Abstract

The stalling and rapid destruction of a potential vorticity (PV) anomaly in the upper troposphere–lower stratosphere (UTLS) by convectively detrained inertially unstable air is described. On 20 August 2018, 10–15 in. (~0.3–0.4 m) of rain fell on western Dane County, Wisconsin, primarily during 0100–0300 UTC 21 August (1900–2100 CDT 20 August), leading to extreme local flooding. Dynamical aspects are investigated using the University of Wisconsin Nonhydrostratic Modeling System (UWNMS). Results are compared with available radiosonde, radar, total rainfall estimates, satellite infrared, and high-resolution European Centre for Medium-Range Weather Forecasts (ECMWF) operational analyses. Using ECMWF analyses, the formation of the UTLS PV anomaly is traced to its origin a week earlier in a PV streamer over the west coast of North America. The rainfall maximum over southern Wisconsin was associated with this PV anomaly, whereby convection forming in the warm-upglide sector rotated cyclonically into the region.

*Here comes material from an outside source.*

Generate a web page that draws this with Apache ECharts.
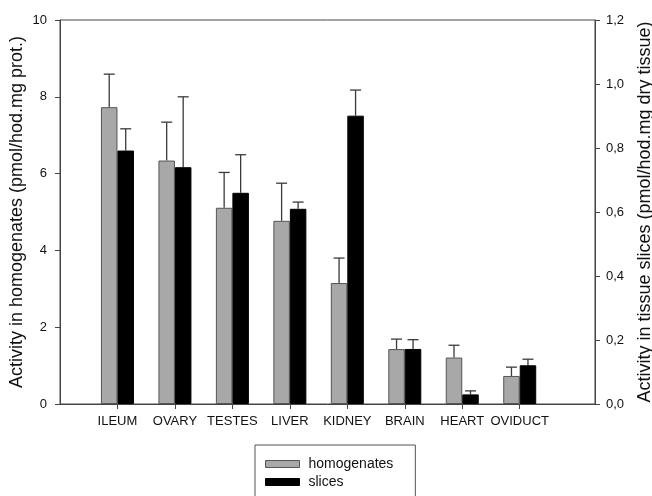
<!DOCTYPE html>
<html>
<head>
<meta charset="utf-8">
<script src="https://cdn.jsdelivr.net/npm/echarts@6/dist/echarts.min.js"></script>
<style>html,body{margin:0;padding:0;background:#fff}#c{width:652px;height:496px}</style>
</head>
<body>
<div id="c"></div>
<script>
var categories = ['ILEUM', 'OVARY', 'TESTES', 'LIVER', 'KIDNEY', 'BRAIN', 'HEART', 'OVIDUCT'];
var homogenates = [7.73, 6.34, 5.11, 4.77, 3.15, 1.43, 1.21, 0.73];
var homogenatesErr = [0.86, 1.00, 0.92, 0.98, 0.65, 0.26, 0.32, 0.23];
var slices = [0.792, 0.740, 0.660, 0.610, 0.901, 0.172, 0.030, 0.121];
var slicesErr = [0.068, 0.220, 0.119, 0.021, 0.080, 0.029, 0.011, 0.019];
var leftTicks = [0, 2, 4, 6, 8, 10];
var rightTicks = [0, 0.2, 0.4, 0.6, 0.8, 1.0, 1.2];

var FONT = '"Liberation Sans", Arial, sans-serif';
var BAR_W = 16.5;
var positions = categories.map(function (c, i) { return i + 1; });

function pairs(vals) { return vals.map(function (v, i) { return [positions[i], v]; }); }
function errPairs(vals, errs) { return vals.map(function (v, i) { return [positions[i], v, v + errs[i]]; }); }

function errRender(shift) {
  return function (params, api) {
    var x = api.value(0);
    var p0 = api.coord([x, api.value(1)]);
    var p1 = api.coord([x, api.value(2)]);
    var cx = p0[0] + shift;
    var st = { stroke: '#3a3a3a', lineWidth: 1.3 };
    return {
      type: 'group',
      children: [
        { type: 'line', shape: { x1: cx, y1: p0[1], x2: cx, y2: p1[1] }, style: st },
        { type: 'line', shape: { x1: cx - 5.5, y1: p1[1], x2: cx + 5.5, y2: p1[1] }, style: st }
      ]
    };
  };
}

var chart = echarts.init(document.getElementById('c'), null, { renderer: 'canvas' });
chart.setOption({
  animation: false,
  backgroundColor: '#fff',
  textStyle: { fontFamily: FONT },
  grid: { left: 60, right: 57, top: 20, bottom: 92, containLabel: false, outerBoundsMode: 'none',
    show: true, borderColor: '#444', borderWidth: 1, backgroundColor: 'transparent' },
  legend: {
    orient: 'vertical',
    left: 255, top: 445,
    height: 80,
    padding: [12, 22, 30, 10],
    borderColor: '#555', borderWidth: 1,
    itemWidth: 34, itemHeight: 7, itemGap: 4,
    textStyle: { fontSize: 14, color: '#111', fontFamily: FONT, padding: [0, 0, 0, 4] },
    data: [
      { name: 'homogenates', icon: 'rect', itemStyle: { color: '#a8a8a8', borderColor: '#555', borderWidth: 1 } },
      { name: 'slices', icon: 'rect', itemStyle: { color: '#000', borderColor: '#000', borderWidth: 1 } }
    ]
  },
  xAxis: {
    type: 'value', min: 0, max: 9.31,
    axisLine: { show: true, lineStyle: { color: '#444', width: 1 } },
    splitLine: { show: false },
    axisTick: { show: true, length: 5, lineStyle: { color: '#444' }, customValues: positions },
    axisLabel: {
      customValues: positions, margin: 11, fontSize: 13, color: '#111', fontFamily: FONT,
      formatter: function (v) { return categories[Math.round(v) - 1] || ''; }
    }
  },
  yAxis: [
    {
      type: 'value', min: leftTicks[0], max: leftTicks[leftTicks.length - 1], interval: 2, position: 'left',
      name: 'Activity in homogenates (pmol/hod.mg prot.)', nameLocation: 'middle', nameGap: 34,
      nameMoveOverlap: false,
      nameTextStyle: { fontSize: 18, color: '#111', fontFamily: FONT },
      axisLine: { show: true, lineStyle: { color: '#444' } },
      axisTick: { show: true, length: 5, lineStyle: { color: '#444' } },
      splitLine: { show: false },
      axisLabel: { fontSize: 13, color: '#111', margin: 13, fontFamily: FONT }
    },
    {
      type: 'value', min: rightTicks[0], max: rightTicks[rightTicks.length - 1], interval: 0.2, position: 'right',
      name: 'Activity in tissue slices (pmol/hod.mg dry tissue)', nameLocation: 'middle', nameGap: 41,
      nameRotate: 90,
      nameTextStyle: { fontSize: 18, color: '#111', fontFamily: FONT },
      axisLine: { show: true, lineStyle: { color: '#444' } },
      axisTick: { show: true, length: 5, lineStyle: { color: '#444' } },
      splitLine: { show: false },
      axisLabel: { fontSize: 13, color: '#111', margin: 11, fontFamily: FONT,
        formatter: function (v) { return v.toFixed(1).replace('.', ','); } }
    }
  ],
  series: [
    {
      name: 'homogenates', type: 'bar', xAxisIndex: 0, yAxisIndex: 0,
      barWidth: BAR_W, barGap: '0%',
      itemStyle: { color: '#a8a8a8', borderColor: '#555', borderWidth: 1 },
      data: pairs(homogenates)
    },
    {
      name: 'slices', type: 'bar', xAxisIndex: 0, yAxisIndex: 1,
      barWidth: BAR_W, barGap: '0%',
      itemStyle: { color: '#000', borderColor: '#000', borderWidth: 1 },
      data: pairs(slices)
    },
    {
      type: 'custom', xAxisIndex: 0, yAxisIndex: 0, z: 1,
      renderItem: errRender(-BAR_W / 2), encode: { x: 0, y: [1, 2] },
      data: errPairs(homogenates, homogenatesErr)
    },
    {
      type: 'custom', xAxisIndex: 0, yAxisIndex: 1, z: 1,
      renderItem: errRender(BAR_W / 2), encode: { x: 0, y: [1, 2] },
      data: errPairs(slices, slicesErr)
    }
  ]
});
</script>
</body>
</html>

The quasi-stationarity of this rainfall feature was aided by a broad northeastward surge of inertially unstable convective outflow air into southeastern Wisconsin, which coincided with stalling of the eastward progression of the PV anomaly and its diversion into southern Wisconsin, extending heavy rainfall for several hours. Cessation of rainfall coincided with dilution of the PV maximum in less than an hour (2100–2200 CDT), associated with the arrival of negative PV in the upper troposphere. The region of negative PV was created when convection over Illinois transported air with low wind speed into northeastward shear. This feature is diagnosed using the convective momentum transport hypothesis.